Chi scrive ha avviato nel team di ricerca euroamericano che coordina un nuovo programma di ricerca “lungo” che trovi la migliore architettura (geo)politica di alleanza tra le democrazie che possa sostenere nel futuro una loro convergenza monetaria, di mercato e standard economici. Tale programma è un derivato di quello precedente, attivato nel 2013 e precorso dal libro “The Grand Alliance” del 2007 titolato: “Deglobalizzazione conflittuale e riglobalizzazione selettiva”. Tale processo è in atto. Ora serve capire come dare un’architettura prospettica (vettore strategico) alla riglobalizzazione selettiva, cioè alla formazione di un mercato integrato delle democrazie sempre più ampio e passo dopo passo alla loro convergenza (meta)monetaria.
L’avvio di tale programma è stato accelerato a seguito di un’analisi che vede sia difficile compiere ulteriori passi integrativi ed espansivi nel G7 – pur alleanza forte -, sia annota una tendenza introversa nell’Ue e negli Stati Uniti che fa temere una frammentazione del mondo delle democrazie stesse. Il punto: le democrazie tendono a reagire piuttosto che ad agire a causa della loro varietà di opinioni interne.

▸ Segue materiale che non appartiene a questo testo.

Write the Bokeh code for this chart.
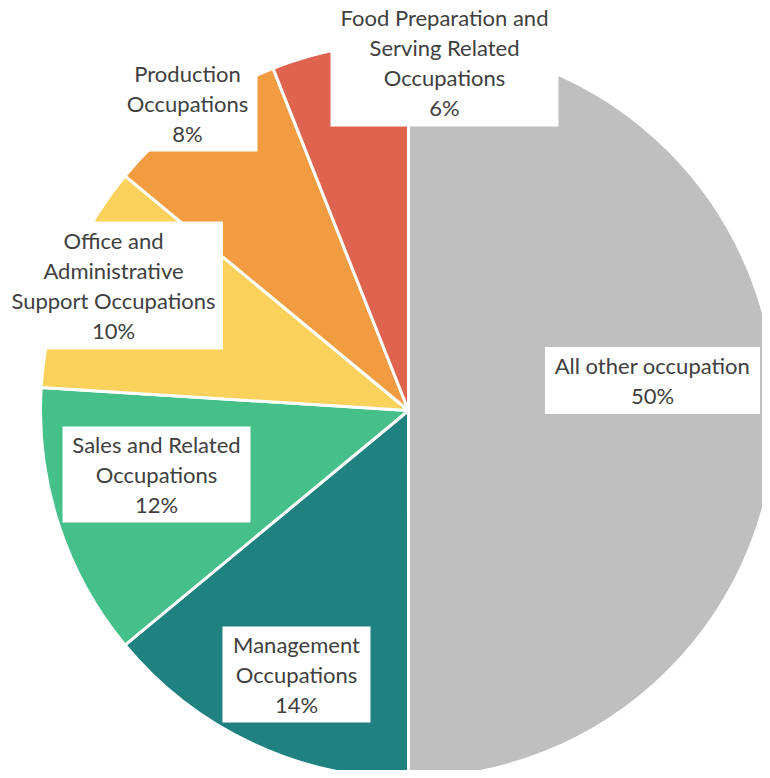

Ciò è un vantaggio prospettico per i sistemi autoritari e individua un rischio prospettico di declino delle democrazie nonché di instabilità globale.
L’ipotesi iniziale per affrontare il tema è studiare la fattibilità di un modello di “sovranità convergenti e reciprocamente contributive”. Al riguardo dell’Ue tale modello sarebbe l’anello mancante tra configurazione comunitaria e intergovernativa. Correttamente, il più dei ricercatori e molti attori finanziari europei segnalano la necessità di un’integrazione confederale. Si può aggiungere, al riguardo dell’Eurozona, che un’area monetaria comune senza una politica fiscale che lo sia altrettanto è troppo sub-ottimale. Ma le principali nazioni europee non vogliono rinunciare alla loro sovranità. Quindi c’è bisogno di uno scalino intermedio tra Europa delle nazioni e confederale che consolidi l’alleanza tra nazioni stesse, appunto, rendendole reciprocamente contributive.
Con questo approccio si potrebbe riprendere il progetto costituzionale europeo interrotto nel 2005 e alcuni punti non realizzati del Trattato di Lisbona (2010), puntando al concetto di “integrazione sufficiente”, ma rendendolo aperto a integrazioni extraeuropee. Lo stesso concetto dovrebbe essere applicato al G7 marcando la “reciprocità contributiva” precorsa da un accordo già siglato di collaborazione in caso di emergenze finanziarie: sarebbe da estendere alla prevenzione delle stesse entro un ombrello di alleanza militare integrata “Nato +”.
Tale integrazione sufficiente del G7, attiva e non passiva, alimenta una speranza strategica essenziale: la creazione tra decenni di una metamoneta, il “credit”, basata su un accordo di cambio controllato tra dollaro, euro, yen, sterlina, e dollaro canadese, nuovo solido riferimento mondiale.
Qui si stimola la ricerca italiana a partecipare.